Arriving at Spring Creek in Orchard, I was pleasantly surprised looking over the bridge to see the stream bed which means its “fishable”. Taking a quick assessment of the stream it was apparent that water levels earlier in the week were about 3-4 feet higher than now and currently has 1- 1 1/2 ft of water visibility with a decent brownish tint to it when deeper, which is to be expected.

Spring Creek 4/3

In this situation my tactic was very simple, first locate a fish and second determine feeding habits by using a very visible streamer but not over sized. A good fly choice would be size #12-8’s Bunny leechs, Woolly Buggers, or Sculpins Patterns, along with keeping them one shade darker than the stream tint allowing the fly to be tracked. By fishing one pool and moving a fish or two and were not aggressively taking streamers, it was easy to tell that fish have not moved in to typical feeding lanes and are still in there high water refuge spots which would be Deep/Slow moving pools, Eddies and Back water. This little trick will save you a lot of valuable time on the water.

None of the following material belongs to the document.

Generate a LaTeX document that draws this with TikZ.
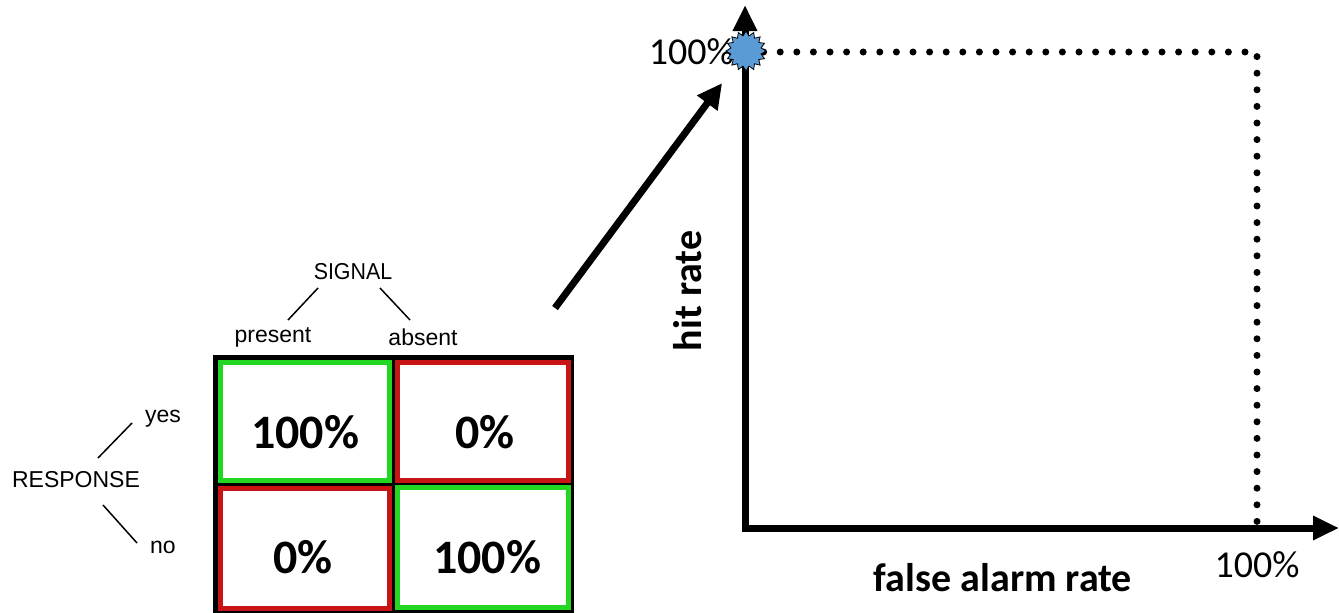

I quickly switched over to a nymph rig with the same idea in mind, a very visible fly, one shade darker than the tint of the water (black). A beadhead (added flash) or even a hot beadhead in colors pink or orange (these offer an added trigger reaction to eggs dropped by spawners) is a must have for spring time fishing. Also I bumped up one fly size to a #14 just to keep the fly visible and typically this is the only time of year you would need to ( in Iowa a #14 nymph in most spring creeks is fairly large and will put big fish down during clearer water situations).

Collage for blog

This rig with or without a split shot depending on pool depth, an indicator, and keeping the fly just off the bottom not bouncing, was very productive in those slack water spots and deeper pools. At the end of the day I was able to catch the Driftless Slam and a dozen fish in a couple hours of fishing. Also little added twitch to the fly here or there when the fly would stall out was another key factor in the days success. So go to your local stream in the dirty water season and try some of these steps to figure it out in a faster manner!